**PROBLEM**. All lines from the beginning of the listing through the line with "-0.07, -0.02, 0.0];" are to be copied word for word; the pictures are not.

"""

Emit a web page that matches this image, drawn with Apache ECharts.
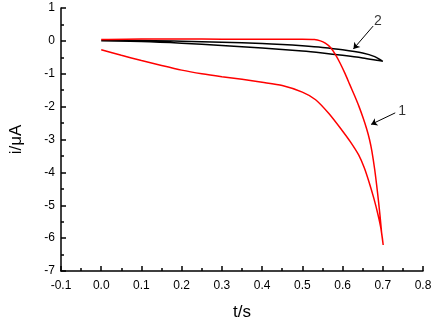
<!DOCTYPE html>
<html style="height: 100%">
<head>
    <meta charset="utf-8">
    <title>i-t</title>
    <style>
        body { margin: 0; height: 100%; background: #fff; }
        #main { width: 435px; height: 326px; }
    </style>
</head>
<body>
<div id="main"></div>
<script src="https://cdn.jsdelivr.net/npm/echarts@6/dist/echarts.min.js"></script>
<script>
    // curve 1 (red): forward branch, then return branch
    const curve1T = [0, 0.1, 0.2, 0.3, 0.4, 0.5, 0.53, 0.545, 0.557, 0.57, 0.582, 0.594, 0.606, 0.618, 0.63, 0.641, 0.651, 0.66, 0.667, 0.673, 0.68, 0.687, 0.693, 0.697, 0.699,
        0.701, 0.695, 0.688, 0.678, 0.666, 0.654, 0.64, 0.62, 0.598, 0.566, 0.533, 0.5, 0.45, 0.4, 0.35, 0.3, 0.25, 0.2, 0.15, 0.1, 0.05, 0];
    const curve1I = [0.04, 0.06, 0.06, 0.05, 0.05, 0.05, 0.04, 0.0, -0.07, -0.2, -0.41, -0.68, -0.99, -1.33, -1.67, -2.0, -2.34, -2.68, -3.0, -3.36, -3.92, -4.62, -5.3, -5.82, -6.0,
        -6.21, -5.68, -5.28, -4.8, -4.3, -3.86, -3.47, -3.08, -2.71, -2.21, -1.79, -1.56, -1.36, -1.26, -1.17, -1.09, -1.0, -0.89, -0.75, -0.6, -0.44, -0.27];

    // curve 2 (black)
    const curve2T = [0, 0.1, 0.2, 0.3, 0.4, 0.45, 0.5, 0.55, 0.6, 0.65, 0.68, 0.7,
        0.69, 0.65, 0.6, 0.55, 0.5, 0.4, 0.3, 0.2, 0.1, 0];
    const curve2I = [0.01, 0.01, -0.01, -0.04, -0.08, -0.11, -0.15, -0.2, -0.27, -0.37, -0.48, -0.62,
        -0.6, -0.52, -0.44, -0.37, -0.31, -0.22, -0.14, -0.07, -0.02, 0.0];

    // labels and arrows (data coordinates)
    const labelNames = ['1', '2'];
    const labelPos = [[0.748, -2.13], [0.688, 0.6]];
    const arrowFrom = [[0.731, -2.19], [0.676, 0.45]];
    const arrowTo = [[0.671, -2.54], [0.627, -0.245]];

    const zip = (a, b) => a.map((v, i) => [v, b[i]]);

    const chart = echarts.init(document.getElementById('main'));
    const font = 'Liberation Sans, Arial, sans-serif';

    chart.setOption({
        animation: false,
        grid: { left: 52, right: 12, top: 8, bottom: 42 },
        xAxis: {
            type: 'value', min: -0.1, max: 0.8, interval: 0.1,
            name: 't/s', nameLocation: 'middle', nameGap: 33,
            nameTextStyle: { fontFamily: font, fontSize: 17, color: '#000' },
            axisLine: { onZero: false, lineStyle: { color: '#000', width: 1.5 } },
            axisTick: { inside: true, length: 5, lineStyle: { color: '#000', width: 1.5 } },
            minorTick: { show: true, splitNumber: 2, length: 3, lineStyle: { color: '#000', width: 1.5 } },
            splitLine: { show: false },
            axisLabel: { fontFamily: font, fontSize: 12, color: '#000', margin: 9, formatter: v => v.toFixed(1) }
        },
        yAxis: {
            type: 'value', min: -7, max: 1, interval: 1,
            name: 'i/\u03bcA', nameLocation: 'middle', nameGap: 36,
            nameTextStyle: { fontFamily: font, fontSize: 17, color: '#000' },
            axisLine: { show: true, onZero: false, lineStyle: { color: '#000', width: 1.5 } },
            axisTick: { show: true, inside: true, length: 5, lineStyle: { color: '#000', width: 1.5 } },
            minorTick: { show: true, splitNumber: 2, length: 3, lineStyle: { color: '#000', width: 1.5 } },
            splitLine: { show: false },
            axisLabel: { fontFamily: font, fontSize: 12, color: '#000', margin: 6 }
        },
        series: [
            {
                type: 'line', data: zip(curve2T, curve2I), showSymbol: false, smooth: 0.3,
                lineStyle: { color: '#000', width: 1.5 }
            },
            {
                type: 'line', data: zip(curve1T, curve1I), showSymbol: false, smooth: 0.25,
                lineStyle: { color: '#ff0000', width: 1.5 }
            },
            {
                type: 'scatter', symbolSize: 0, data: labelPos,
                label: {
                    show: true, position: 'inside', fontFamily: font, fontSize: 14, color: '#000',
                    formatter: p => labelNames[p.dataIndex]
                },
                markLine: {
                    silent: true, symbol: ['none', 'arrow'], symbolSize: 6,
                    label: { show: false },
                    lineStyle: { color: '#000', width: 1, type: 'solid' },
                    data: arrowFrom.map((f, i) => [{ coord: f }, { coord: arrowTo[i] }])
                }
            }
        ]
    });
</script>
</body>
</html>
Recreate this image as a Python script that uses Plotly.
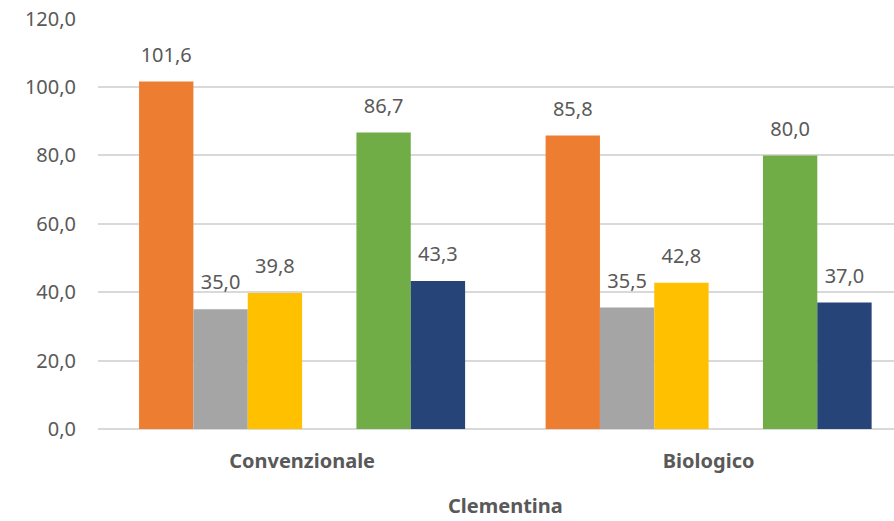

"""

**SOLUTION FOR THIS TASK**.
Emit a web page that matches this image, drawn with Apache ECharts.
<!DOCTYPE html>
<html style="height: 100%">
<head>
    <meta charset="utf-8">
    <title>i-t</title>
    <style>
        body { margin: 0; height: 100%; background: #fff; }
        #main { width: 435px; height: 326px; }
    </style>
</head>
<body>
<div id="main"></div>
<script src="https://cdn.jsdelivr.net/npm/echarts@6/dist/echarts.min.js"></script>
<script>
    // curve 1 (red): forward branch, then return branch
    const curve1T = [0, 0.1, 0.2, 0.3, 0.4, 0.5, 0.53, 0.545, 0.557, 0.57, 0.582, 0.594, 0.606, 0.618, 0.63, 0.641, 0.651, 0.66, 0.667, 0.673, 0.68, 0.687, 0.693, 0.697, 0.699,
        0.701, 0.695, 0.688, 0.678, 0.666, 0.654, 0.64, 0.62, 0.598, 0.566, 0.533, 0.5, 0.45, 0.4, 0.35, 0.3, 0.25, 0.2, 0.15, 0.1, 0.05, 0];
    const curve1I = [0.04, 0.06, 0.06, 0.05, 0.05, 0.05, 0.04, 0.0, -0.07, -0.2, -0.41, -0.68, -0.99, -1.33, -1.67, -2.0, -2.34, -2.68, -3.0, -3.36, -3.92, -4.62, -5.3, -5.82, -6.0,
        -6.21, -5.68, -5.28, -4.8, -4.3, -3.86, -3.47, -3.08, -2.71, -2.21, -1.79, -1.56, -1.36, -1.26, -1.17, -1.09, -1.0, -0.89, -0.75, -0.6, -0.44, -0.27];

    // curve 2 (black)
    const curve2T = [0, 0.1, 0.2, 0.3, 0.4, 0.45, 0.5, 0.55, 0.6, 0.65, 0.68, 0.7,
        0.69, 0.65, 0.6, 0.55, 0.5, 0.4, 0.3, 0.2, 0.1, 0];
    const curve2I = [0.01, 0.01, -0.01, -0.04, -0.08, -0.11, -0.15, -0.2, -0.27, -0.37, -0.48, -0.62,
        -0.6, -0.52, -0.44, -0.37, -0.31, -0.22, -0.14, -0.07, -0.02, 0.0];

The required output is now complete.